START

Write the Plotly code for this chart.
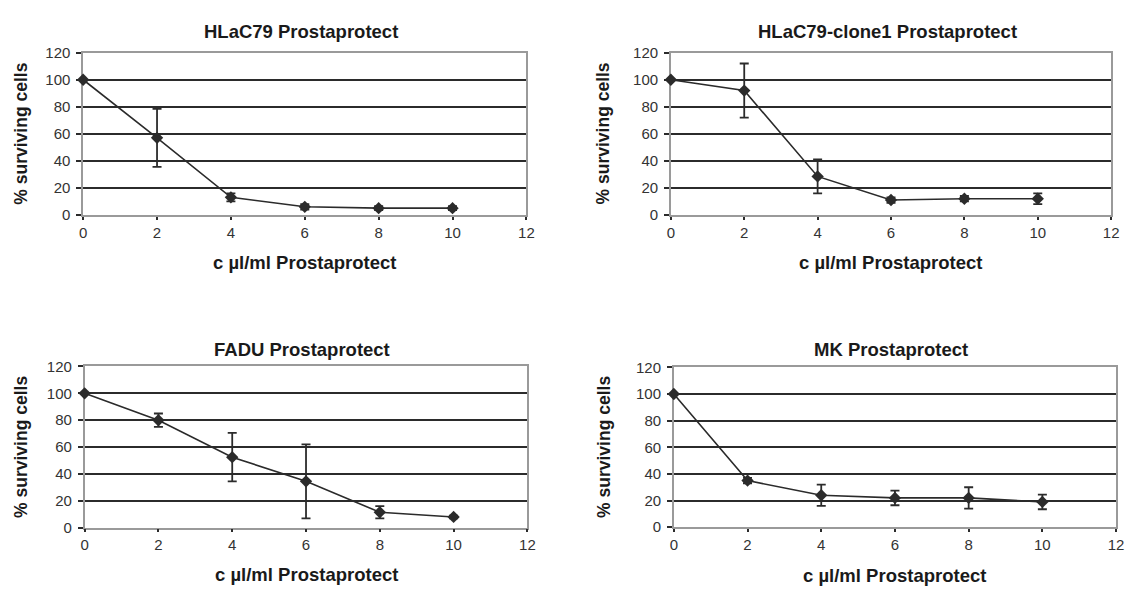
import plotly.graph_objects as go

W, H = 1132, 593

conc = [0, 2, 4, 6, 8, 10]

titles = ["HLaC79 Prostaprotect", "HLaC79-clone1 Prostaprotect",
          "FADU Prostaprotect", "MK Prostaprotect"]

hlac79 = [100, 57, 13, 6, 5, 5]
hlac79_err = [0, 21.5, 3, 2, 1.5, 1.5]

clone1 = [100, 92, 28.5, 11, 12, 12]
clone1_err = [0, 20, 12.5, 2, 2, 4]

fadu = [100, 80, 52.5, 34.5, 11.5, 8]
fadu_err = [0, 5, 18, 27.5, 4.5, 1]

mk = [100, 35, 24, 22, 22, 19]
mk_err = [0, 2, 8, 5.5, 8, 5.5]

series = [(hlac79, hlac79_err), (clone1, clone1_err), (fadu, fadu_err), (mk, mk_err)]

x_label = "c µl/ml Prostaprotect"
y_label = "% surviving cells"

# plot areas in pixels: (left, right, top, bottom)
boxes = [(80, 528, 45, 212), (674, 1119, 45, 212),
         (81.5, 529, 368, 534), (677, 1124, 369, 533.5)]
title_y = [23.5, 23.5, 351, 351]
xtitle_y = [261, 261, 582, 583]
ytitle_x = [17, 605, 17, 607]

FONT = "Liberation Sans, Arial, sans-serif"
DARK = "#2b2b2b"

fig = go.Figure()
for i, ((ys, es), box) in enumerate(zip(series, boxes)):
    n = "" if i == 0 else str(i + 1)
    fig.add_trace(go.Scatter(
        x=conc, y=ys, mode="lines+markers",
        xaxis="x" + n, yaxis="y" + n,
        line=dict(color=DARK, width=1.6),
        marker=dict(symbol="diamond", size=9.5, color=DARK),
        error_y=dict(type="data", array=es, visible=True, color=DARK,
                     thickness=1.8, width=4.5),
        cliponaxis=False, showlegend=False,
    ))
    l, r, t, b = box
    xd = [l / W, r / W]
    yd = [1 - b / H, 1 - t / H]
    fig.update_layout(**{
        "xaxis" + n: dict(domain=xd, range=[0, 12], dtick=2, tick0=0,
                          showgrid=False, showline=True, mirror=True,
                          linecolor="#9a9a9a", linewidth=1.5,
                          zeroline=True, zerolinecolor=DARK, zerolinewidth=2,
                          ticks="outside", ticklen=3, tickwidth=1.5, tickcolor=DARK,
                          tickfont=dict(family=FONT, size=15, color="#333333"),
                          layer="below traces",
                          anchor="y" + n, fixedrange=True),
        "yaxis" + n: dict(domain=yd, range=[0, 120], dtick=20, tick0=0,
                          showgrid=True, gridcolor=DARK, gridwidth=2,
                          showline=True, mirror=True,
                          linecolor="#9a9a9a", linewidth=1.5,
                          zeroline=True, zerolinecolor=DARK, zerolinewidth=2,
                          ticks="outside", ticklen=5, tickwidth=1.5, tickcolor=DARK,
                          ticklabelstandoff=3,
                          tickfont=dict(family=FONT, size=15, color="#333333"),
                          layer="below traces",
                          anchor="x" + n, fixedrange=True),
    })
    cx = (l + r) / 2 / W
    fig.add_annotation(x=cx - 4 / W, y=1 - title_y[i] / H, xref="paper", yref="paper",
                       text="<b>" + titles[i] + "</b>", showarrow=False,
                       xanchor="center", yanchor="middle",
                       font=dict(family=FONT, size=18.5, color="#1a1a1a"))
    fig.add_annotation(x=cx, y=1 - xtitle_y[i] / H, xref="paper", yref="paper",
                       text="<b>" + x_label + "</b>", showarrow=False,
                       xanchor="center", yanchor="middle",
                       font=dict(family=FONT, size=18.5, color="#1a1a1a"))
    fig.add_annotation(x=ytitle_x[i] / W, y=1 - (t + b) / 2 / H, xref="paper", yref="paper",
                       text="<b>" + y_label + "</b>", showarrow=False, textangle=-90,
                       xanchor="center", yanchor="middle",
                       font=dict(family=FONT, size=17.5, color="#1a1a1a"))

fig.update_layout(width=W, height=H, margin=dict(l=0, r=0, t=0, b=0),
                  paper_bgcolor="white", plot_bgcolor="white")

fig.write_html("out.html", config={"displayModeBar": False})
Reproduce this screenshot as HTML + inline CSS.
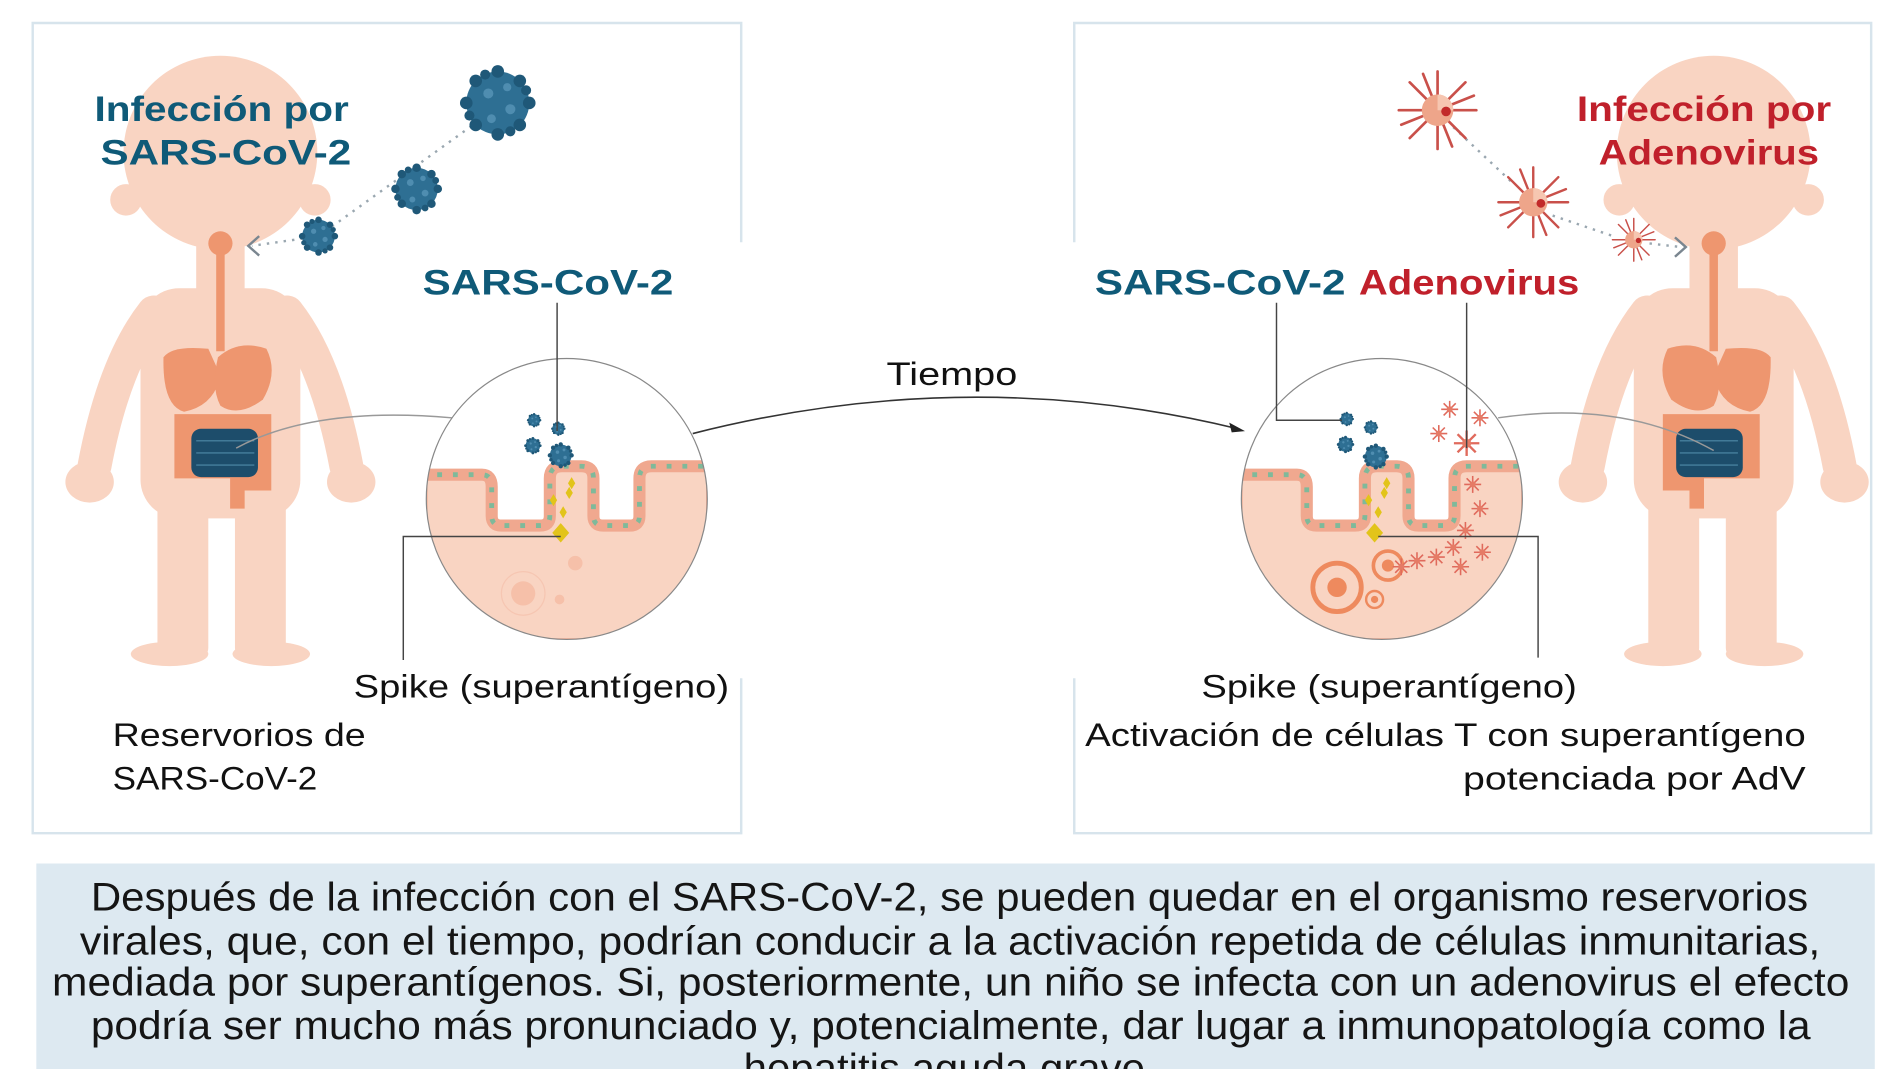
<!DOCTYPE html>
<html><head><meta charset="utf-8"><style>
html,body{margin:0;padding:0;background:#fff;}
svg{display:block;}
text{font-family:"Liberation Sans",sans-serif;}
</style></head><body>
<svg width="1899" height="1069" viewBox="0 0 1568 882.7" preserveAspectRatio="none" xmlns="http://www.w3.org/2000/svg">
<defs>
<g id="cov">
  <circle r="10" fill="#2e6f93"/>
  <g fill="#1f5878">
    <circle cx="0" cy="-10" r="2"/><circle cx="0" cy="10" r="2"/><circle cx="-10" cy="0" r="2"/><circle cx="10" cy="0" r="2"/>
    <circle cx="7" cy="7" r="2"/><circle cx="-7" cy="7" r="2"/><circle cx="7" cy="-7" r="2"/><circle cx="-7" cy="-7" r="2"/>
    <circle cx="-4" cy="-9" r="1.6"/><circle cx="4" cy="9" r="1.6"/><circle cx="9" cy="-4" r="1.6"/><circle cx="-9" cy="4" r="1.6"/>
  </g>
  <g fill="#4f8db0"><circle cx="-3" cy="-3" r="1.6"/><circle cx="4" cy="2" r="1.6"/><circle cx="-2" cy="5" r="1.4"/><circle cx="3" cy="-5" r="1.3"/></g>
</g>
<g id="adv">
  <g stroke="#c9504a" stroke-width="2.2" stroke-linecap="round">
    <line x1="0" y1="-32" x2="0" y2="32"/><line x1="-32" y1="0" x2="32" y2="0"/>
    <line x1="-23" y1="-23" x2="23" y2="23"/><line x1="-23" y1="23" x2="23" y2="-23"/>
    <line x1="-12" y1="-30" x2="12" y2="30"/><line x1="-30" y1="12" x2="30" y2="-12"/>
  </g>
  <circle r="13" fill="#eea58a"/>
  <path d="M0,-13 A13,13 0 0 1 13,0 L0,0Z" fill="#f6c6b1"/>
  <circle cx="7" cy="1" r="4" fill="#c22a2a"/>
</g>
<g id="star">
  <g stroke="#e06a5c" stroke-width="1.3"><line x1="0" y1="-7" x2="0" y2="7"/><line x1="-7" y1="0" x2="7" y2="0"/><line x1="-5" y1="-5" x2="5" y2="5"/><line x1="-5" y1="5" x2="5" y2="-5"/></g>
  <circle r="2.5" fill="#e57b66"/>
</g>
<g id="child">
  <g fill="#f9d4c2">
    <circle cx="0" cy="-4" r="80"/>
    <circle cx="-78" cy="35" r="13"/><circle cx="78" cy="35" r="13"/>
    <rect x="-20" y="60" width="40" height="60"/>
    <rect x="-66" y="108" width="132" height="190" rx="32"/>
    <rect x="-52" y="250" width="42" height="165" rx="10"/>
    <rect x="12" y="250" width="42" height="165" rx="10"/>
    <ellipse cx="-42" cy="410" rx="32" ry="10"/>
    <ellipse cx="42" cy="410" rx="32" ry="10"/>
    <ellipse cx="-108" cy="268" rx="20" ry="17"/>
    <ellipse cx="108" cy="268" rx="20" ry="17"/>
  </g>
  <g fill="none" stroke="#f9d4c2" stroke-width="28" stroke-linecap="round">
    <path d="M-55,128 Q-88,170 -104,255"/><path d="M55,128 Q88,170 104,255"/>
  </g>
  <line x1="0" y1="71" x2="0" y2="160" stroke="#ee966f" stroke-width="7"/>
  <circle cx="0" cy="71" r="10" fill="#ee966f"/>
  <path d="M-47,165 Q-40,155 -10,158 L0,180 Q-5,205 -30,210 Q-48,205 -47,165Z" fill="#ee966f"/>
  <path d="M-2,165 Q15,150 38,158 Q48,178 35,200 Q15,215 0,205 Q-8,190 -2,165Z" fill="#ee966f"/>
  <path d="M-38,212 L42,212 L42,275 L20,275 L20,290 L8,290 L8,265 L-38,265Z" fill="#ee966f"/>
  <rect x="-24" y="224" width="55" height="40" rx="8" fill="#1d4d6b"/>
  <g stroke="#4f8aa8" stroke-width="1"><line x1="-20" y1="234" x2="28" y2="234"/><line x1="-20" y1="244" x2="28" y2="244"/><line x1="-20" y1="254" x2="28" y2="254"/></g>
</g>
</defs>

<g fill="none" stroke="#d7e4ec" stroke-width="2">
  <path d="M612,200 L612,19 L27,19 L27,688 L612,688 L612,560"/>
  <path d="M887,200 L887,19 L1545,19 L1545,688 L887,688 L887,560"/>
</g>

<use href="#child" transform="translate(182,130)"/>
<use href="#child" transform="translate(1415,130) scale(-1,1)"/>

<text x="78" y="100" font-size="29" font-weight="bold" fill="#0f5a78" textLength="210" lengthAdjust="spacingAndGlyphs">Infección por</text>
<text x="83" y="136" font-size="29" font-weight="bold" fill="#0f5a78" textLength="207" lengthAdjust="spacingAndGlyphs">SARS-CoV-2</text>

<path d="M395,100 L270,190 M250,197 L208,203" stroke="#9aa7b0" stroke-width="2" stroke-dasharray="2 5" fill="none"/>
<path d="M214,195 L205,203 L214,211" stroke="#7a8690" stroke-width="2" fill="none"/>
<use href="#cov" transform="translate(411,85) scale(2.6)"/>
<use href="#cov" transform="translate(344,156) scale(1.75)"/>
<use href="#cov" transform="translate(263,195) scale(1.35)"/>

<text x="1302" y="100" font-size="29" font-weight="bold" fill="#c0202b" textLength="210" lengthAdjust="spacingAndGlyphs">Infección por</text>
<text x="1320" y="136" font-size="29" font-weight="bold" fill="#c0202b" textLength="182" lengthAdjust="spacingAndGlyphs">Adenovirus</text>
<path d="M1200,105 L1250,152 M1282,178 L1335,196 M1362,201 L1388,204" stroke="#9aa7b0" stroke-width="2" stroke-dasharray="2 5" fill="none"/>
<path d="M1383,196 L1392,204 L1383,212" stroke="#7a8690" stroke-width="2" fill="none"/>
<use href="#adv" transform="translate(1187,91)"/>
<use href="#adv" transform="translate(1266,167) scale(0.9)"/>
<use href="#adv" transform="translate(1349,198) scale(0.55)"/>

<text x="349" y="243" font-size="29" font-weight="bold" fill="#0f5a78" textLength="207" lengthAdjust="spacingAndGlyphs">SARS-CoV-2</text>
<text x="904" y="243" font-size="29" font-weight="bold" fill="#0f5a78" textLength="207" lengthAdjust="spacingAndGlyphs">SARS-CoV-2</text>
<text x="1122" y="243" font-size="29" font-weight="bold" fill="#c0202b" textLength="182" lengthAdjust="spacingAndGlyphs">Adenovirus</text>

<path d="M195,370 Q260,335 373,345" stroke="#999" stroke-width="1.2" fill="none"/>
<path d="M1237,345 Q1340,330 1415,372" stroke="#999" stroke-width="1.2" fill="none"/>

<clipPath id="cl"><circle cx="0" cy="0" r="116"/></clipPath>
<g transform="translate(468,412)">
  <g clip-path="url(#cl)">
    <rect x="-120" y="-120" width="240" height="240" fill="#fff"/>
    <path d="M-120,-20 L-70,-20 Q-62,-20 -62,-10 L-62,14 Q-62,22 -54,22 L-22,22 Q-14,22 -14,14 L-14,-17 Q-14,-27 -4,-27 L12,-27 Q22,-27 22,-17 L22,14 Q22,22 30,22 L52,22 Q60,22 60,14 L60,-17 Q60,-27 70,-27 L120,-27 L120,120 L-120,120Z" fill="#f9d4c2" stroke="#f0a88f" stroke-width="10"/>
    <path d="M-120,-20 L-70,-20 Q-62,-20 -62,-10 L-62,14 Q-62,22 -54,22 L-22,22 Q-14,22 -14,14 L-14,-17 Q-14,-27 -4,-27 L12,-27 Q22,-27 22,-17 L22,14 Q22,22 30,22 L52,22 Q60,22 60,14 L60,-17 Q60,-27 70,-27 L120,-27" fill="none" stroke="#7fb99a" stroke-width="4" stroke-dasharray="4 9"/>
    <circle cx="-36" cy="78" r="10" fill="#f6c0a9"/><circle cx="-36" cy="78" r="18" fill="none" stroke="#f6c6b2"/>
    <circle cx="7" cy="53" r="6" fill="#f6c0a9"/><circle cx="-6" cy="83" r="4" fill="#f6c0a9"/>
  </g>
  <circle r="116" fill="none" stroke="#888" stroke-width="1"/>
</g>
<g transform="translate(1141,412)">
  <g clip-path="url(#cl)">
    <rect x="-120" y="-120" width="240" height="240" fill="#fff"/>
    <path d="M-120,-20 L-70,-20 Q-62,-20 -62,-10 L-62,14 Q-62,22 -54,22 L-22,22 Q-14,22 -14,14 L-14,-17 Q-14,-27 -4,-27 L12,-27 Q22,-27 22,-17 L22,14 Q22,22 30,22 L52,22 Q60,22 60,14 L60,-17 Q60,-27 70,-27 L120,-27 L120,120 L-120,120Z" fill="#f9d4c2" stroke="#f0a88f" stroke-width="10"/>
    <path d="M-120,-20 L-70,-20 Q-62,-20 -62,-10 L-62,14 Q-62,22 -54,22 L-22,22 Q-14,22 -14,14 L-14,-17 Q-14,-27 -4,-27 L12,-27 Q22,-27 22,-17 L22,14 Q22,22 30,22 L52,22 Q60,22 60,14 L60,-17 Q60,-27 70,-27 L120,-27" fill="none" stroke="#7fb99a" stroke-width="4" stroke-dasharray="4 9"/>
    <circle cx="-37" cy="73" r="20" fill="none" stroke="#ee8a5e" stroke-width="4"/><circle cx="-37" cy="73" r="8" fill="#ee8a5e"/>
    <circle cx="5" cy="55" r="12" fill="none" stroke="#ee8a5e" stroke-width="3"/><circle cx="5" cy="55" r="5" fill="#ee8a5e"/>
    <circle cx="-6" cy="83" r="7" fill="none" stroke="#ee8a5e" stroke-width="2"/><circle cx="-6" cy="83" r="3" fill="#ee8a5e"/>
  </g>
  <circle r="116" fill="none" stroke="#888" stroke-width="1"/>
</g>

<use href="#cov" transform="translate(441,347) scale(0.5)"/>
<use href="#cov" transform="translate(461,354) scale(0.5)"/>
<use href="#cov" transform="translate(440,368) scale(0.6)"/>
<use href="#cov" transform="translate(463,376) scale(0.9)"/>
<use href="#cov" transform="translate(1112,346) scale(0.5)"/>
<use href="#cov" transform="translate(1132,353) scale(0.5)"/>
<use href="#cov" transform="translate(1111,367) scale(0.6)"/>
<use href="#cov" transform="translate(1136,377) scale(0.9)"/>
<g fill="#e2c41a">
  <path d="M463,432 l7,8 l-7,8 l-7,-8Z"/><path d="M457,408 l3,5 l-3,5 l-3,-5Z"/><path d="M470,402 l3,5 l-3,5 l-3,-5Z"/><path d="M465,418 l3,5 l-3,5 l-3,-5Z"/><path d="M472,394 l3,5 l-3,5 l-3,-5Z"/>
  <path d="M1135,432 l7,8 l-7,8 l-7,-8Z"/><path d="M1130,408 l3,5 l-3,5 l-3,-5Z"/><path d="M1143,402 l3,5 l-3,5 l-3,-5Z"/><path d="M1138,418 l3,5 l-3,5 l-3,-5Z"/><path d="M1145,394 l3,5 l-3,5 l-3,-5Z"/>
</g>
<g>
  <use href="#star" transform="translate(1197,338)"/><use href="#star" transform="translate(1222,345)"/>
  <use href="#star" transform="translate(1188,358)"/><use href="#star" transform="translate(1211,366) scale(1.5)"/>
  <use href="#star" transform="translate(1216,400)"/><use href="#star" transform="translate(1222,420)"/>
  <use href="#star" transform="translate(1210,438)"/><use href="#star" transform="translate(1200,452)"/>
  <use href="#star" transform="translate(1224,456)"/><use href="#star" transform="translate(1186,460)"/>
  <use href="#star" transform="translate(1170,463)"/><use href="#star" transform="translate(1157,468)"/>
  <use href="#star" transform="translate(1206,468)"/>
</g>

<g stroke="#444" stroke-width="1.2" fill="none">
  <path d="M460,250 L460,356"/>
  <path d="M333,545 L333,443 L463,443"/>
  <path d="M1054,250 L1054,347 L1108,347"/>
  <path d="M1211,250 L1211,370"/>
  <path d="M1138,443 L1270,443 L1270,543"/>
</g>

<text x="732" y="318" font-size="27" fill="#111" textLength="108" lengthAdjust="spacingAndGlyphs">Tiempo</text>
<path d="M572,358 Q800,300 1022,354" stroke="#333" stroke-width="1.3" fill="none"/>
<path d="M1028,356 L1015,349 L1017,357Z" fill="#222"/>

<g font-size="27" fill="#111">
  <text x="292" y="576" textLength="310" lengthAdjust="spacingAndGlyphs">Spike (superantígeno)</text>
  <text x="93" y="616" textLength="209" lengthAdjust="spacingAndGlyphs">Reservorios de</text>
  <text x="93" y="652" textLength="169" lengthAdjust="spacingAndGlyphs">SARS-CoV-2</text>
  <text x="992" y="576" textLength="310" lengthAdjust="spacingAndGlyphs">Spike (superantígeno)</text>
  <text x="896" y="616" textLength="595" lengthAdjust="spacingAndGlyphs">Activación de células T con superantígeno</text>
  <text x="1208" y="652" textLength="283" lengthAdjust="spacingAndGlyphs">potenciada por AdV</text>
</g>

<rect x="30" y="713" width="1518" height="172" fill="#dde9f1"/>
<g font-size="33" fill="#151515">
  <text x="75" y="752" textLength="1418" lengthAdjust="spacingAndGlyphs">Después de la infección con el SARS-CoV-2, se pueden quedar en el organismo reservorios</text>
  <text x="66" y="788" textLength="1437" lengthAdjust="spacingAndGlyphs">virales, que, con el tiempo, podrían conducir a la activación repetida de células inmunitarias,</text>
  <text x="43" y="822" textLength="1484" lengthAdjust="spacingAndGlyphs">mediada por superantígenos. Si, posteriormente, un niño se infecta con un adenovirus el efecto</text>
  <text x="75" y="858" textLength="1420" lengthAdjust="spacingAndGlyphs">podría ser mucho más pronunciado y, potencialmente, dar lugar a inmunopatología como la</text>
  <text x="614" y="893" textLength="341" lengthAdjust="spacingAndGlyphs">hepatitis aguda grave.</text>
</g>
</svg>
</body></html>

END

→ Set problem:
Extract each line from the listing that holds the word "this".

→ Answer to the task:
Write the Plotly code for this chart.
Reproduce this screenshot as HTML + inline CSS.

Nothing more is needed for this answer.